All bitcoin transactions are recorded in a blockchain. A blockchain can be described as a ledger of all Bitcoin transactions that have ever been executed in the world. It also has the undeniable benefit of being permanent which means the records can’t be altered. This is partly due to the fact that it is distributed across the World Wide Web. From the revelations of this one of a kind financial invention, it is clear to see that it could be used to thwart the normal monetary forms of corruption.

A case study of the possibilities of fighting corruption with bitcoin is the country of Honduras. This developing country is considered to be among the most corrupt countries in the world. A few years ago the country hired two American firms to come up with a blockchain like a registry for its lands ministry. While the chain is under control of the government officials, any Honduras citizen can access the registry hence promoting transparency in all the government officials’ transactions.

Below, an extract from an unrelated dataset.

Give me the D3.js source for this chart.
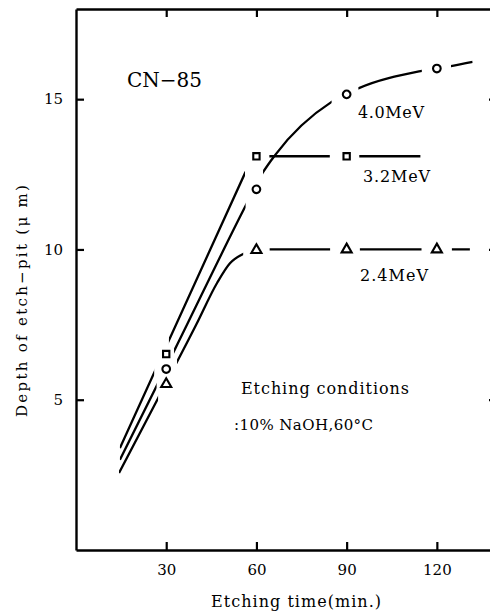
<!DOCTYPE html>
<html>
<head>
<meta charset="utf-8">
<script src="https://cdn.jsdelivr.net/npm/d3@7"></script>
<style>
  body { margin: 0; background: #fff; }
  svg { display: block; font-family: 'DejaVu Serif', serif; }
</style>
</head>
<body>
<svg id="canvas" width="490" height="614"></svg>
<script>
var xTicks = [30, 60, 90, 120];
var yTicks = [5, 10, 15];

// measured points: etching time (min), depth (um)
var circlePts = [[30, 6.02], [60, 12.0], [90, 15.16], [120, 16.02]];
var squarePts = [[30, 6.52], [60, 13.1], [90, 13.1]];
var trianglePts = [[30, 5.52], [60, 9.98], [90, 10.0], [120, 10.0]];

// hand drawn curves through them
var circleCurve = [[14.6, 3.0], [33, 6.7], [56.4, 11.45], [62.2, 12.57], [66.2, 13.14], [85, 14.91], [93.9, 15.36], [115, 15.94], [124.7, 16.1], [131.9, 16.24]];
var squareCurve = [[14.6, 3.39], [56.2, 12.54], [59.2, 13.1], [114.6, 13.1]];
var triangleCurve = [[14.3, 2.56], [27.3, 5.05], [40, 7.5], [47, 8.9], [51.2, 9.54], [55.6, 9.85], [60, 10.0], [131, 10.0]];

// pieces of each curve that are inked (gaps round the markers)
var circleShown = [[14.6, 26.8], [32.6, 56.4], [62.2, 85.0], [93.9, 115.0], [124.7, 131.9]];
var squareShown = [[14.6, 26.0], [30.9, 56.2], [64.3, 84.4], [94.2, 114.6]];
var triangleShown = [[14.3, 27.3], [33.6, 55.6], [64.4, 84.5], [94.4, 114.9], [125.0, 131.0]];

var series = [
  {id: 'circle', pts: circlePts, curve: circleCurve, shown: circleShown, symbol: d3.symbolCircle, size: 46, smooth: d3.curveMonotoneX},
  {id: 'square', pts: squarePts, curve: squareCurve, shown: squareShown, symbol: d3.symbolSquare, size: 40, smooth: d3.curveLinear},
  {id: 'triangle', pts: trianglePts, curve: triangleCurve, shown: triangleShown, symbol: d3.symbolTriangle, size: 44, smooth: d3.curveMonotoneX},
];

var svg = d3.select('#canvas');
var x = d3.scaleLinear().domain([0, 140]).range([76, 497]);
var y = d3.scaleLinear().domain([0, 18]).range([550, 9]);

var defs = svg.append('defs');
var chart = svg.append('g');

series.forEach(function(s) {
  var clip = defs.append('clipPath').attr('id', 'clip-' + s.id);
  clip.selectAll('rect')
    .data(s.shown)
    .enter()
    .append('rect')
    .attr('x', d => x(d[0]))
    .attr('width', d => x(d[1]) - x(d[0]))
    .attr('y', 0)
    .attr('height', 614);

  var line = d3.line()
    .x(d => x(d[0]))
    .y(d => y(d[1]))
    .curve(s.smooth);

  chart.append('path')
    .attr('d', line(s.curve))
    .attr('clip-path', 'url(#clip-' + s.id + ')')
    .style('fill', 'none')
    .style('stroke', '#000')
    .style('stroke-width', 2.3);
});

series.forEach(function(s) {
  chart.selectAll('.mark-' + s.id)
    .data(s.pts)
    .enter()
    .append('path')
    .attr('class', 'mark-' + s.id)
    .attr('transform', d => 'translate(' + x(d[0]) + ',' + y(d[1]) + ')')
    .attr('d', d3.symbol().type(s.symbol).size(s.size))
    .style('fill', '#fff')
    .style('stroke', '#000')
    .style('stroke-width', 2.1);
});

// frame with inward ticks
var axes = svg.append('g');
axes.append('g')
  .attr('transform', 'translate(0,' + y(0) + ')')
  .call(d3.axisBottom(x).tickValues(xTicks).tickSizeInner(-8).tickSizeOuter(0).tickPadding(14));
axes.append('g')
  .attr('transform', 'translate(0,' + y(18) + ')')
  .call(d3.axisTop(x).tickValues(xTicks).tickSizeInner(-8).tickSizeOuter(0).tickFormat(''));
axes.append('g')
  .attr('transform', 'translate(' + x(0) + ',0)')
  .call(d3.axisLeft(y).tickValues(yTicks).tickSizeInner(-8).tickSizeOuter(0).tickPadding(13));
axes.append('g')
  .attr('transform', 'translate(' + x(140) + ',0)')
  .call(d3.axisRight(y).tickValues(yTicks).tickSizeInner(-8).tickSizeOuter(0).tickFormat(''));

axes.selectAll('path.domain').style('stroke', '#000').style('stroke-width', 2.4);
axes.selectAll('.tick line').style('stroke', '#000').style('stroke-width', 2.2);
axes.selectAll('.tick text')
  .style('font-family', "'DejaVu Serif', serif")
  .style('font-size', '15px')
  .style('fill', '#000');

function label(txt, px, py, size, len) {
  var t = svg.append('text')
    .attr('x', px)
    .attr('y', py)
    .style('font-size', size + 'px')
    .style('fill', '#000')
    .text(txt);
  if (len) t.attr('textLength', len).attr('lengthAdjust', 'spacing');
  return t;
}

label('CN\u221285', 127, 87, 20, 75);
label('4.0MeV', 358, 118, 16, 66);
label('3.2MeV', 363, 182, 16, 67);
label('2.4MeV', 360, 281, 16, 68);
label('Etching conditions', 241, 394, 16, 168);
label(':10% NaOH,60\u00b0C', 234, 430, 15, 139);
label('Etching time(min.)', 211, 607, 16, 170);

svg.append('text')
  .attr('transform', 'translate(27,417) rotate(-90)')
  .attr('textLength', 232)
  .attr('lengthAdjust', 'spacing')
  .style('font-size', '15px')
  .style('fill', '#000')
  .text('Depth of etch\u2212pit (\u03bc m)');
</script>
</body>
</html>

It can do more harm than good

While it’s a step in the right direction in an effort to fight corruption, the use of bitcoin might put a strain on a developing country’s economy. If one was to look at the Blockchain as file cabinet one would point out problems of computing and storage power. This would mean the government of a developing country would have to strain its already scarce resources to buy new computing equipment, pay a huge amount in power bill as these equipment do consume a lot of power. In some cases, the use of bitcoin would not be ideal for developing countries. Let’s take matters pertaining to the country’s military affairs. Through the use of bitcoin, the privacy of such matters would be put in jeopardy as they’d be accessible to all.

While bitcoin promises to be a good and effective method to combat corruption, its rather rigid structure and expensive costs to establish make it a thing of the future rather than the present.